I have done extensive research and have yielded the following evidence: nothing. Not one shred of peer reviewed social science or practice in these four models has been shown to work…. Cue the crickets! When I push for answers, I am often confronted with some platitude about the “fierce urgency of now” (Obama 2008) and how we just can’t do nothing. I remain dumbfounded by this cavalier response of those whose job it is to care for our children as students to suggest that doing something with no proof of efficacy is an acceptable alternative to a nihilistic approach.
I am not supporting a “do nothing” strategy whatsoever, rather one of providing interventions that do work: smaller class sizes, more resources in the classrooms, and proven instructional methods…like Montessori for example. Why do I receive this pushback to such questions and suggestions? Well, as usual it’s about the money.

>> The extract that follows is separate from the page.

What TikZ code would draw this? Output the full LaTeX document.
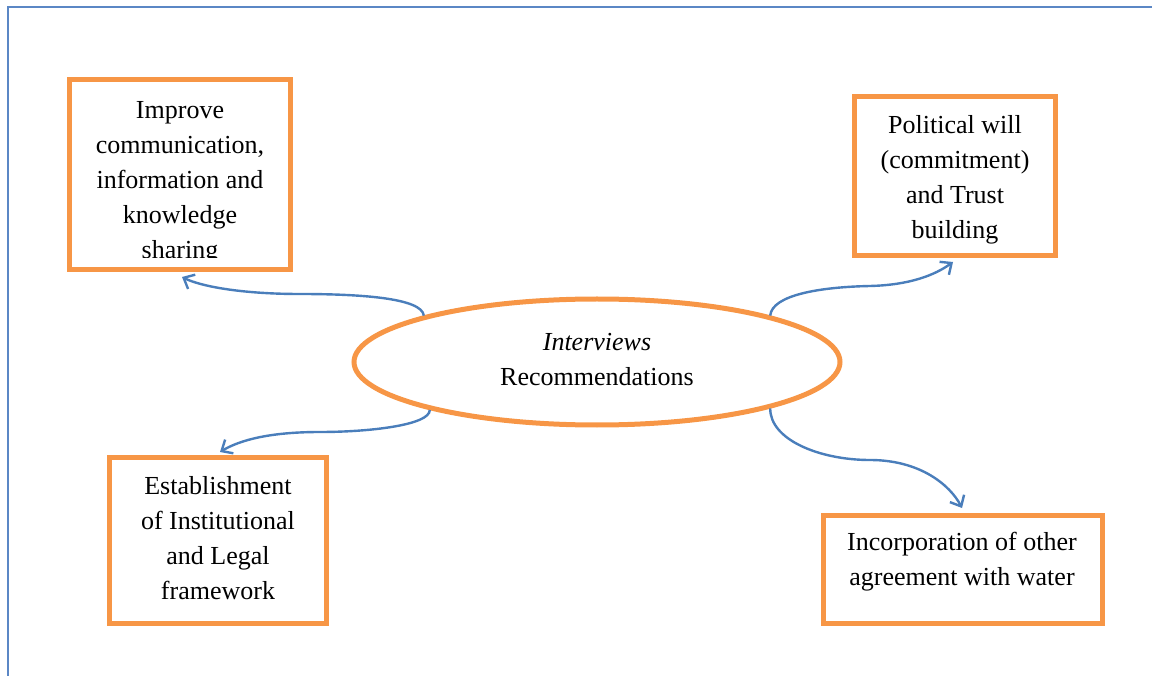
\documentclass[tikz,border=0pt]{standalone}
\usepackage{fontspec}
\setmainfont{Liberation Serif}
\usetikzlibrary{shapes.geometric,arrows.meta,calc}
\definecolor{ornge}{HTML}{F79646}
\definecolor{conblue}{HTML}{4A7EBB}
\definecolor{frameblue}{HTML}{5B87C5}
\tikzset{
  box/.style={draw=ornge, line width=5pt, rectangle, inner sep=0pt},
  txt/.style={align=center, inner sep=0pt, font=\fontsize{26}{35}\selectfont},
  conn/.style={draw=conblue, line width=2.4pt, -{Straight Barb[length=9pt,width=16pt,line width=2.4pt]}},
}
\begin{document}
\begin{tikzpicture}[x=1pt,y=-1pt]
\useasboundingbox (0,0) rectangle (1152,676);
% outer frame (only top and left edges are visible)
\draw[frameblue, line width=2pt] (8,690) -- (8,7) -- (1170,7);

% boxes
\node[box, minimum width=221pt, minimum height=190pt] (b1) at (179.5,175) {};
\node[box, minimum width=201pt, minimum height=159pt] (b2) at (954.5,176.5) {};
\node[box, minimum width=217pt, minimum height=166pt] (b3) at (217.5,540) {};
\node[box, minimum width=279pt, minimum height=108pt] (b4) at (962.5,569) {};

% texts
\begin{scope}
\clip (72,83) rectangle (288,258);
\node[txt] (t1) at (180,183) {Improve\\communication,\\information and\\knowledge\\sharing};
\end{scope}
\node[txt] (t2) at (955,180) {Political will\\(commitment)\\and Trust\\building};
\node[txt] (t3) at (218,538) {Establishment\\of Institutional\\and Legal\\framework};
\node[txt] (t4) at (962,562) {Incorporation of other\\agreement with water};

% ellipse
\node[draw=ornge, line width=5pt, ellipse, minimum width=486pt, minimum height=126pt, inner sep=0pt] (e) at (597,362) {};
\node[txt] (te) at (597,360) {\textit{Interviews}\\Recommendations};

% arrow end points
\coordinate (p1) at (182,277);
\coordinate (p2) at (953,262);
\coordinate (p3) at (220,452);
\coordinate (p4) at (962,508);

% connectors
\draw[conn] (e.165) .. controls (422,298) and (360,294) .. (300,294)
            .. controls (240,294) and (200,286) .. (p1);
\draw[conn] (e.15.8) .. controls (772,295) and (820,287) .. (870,286)
            .. controls (910,285) and (935,275) .. (p2);
\draw[conn] (e.196) .. controls (430,425) and (370,432) .. (320,432)
            .. controls (270,432) and (240,440) .. (p3);
\draw[conn] (e.345) .. controls (770,440) and (820,460) .. (870,460)
            .. controls (920,460) and (950,485) .. (p4);
\end{tikzpicture}
\end{document}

Delaware won $119 million dollar competitive grant on the basis of data from a decade of DSTP scores. Those scores showed that Delaware was movingforward, closing achievement gaps between white and African American students, and by association has great teachers and leaders moving us forward. The USDOE gave us the money so we could continue this work after sending a five person team, fully stocked with a Governor and a banker (must be because the banking industry has done so well by the average American the last 3 years) So check out how the DDOE issues our DCAS scores: they LITERALLY MOVED THE BAR!
The state will release school accountability ratings in late August, which may be affected by another change – an AMO reset. Annual Measurable Objective (AMO) refers to the percentage of students who must be proficient in reading and mathematics on state standardized tests each year as required under federal No Child Left Behind regulations. Schools must meet the AMO for all enrolled students in grades 3 to 8 and 10, as well as each specified subgroup of students (including major race-ethnic groups, students with disabilities, English language learners). Under the 2001 law, all students must demonstrate proficiency in reading and mathematics by 2013-2014.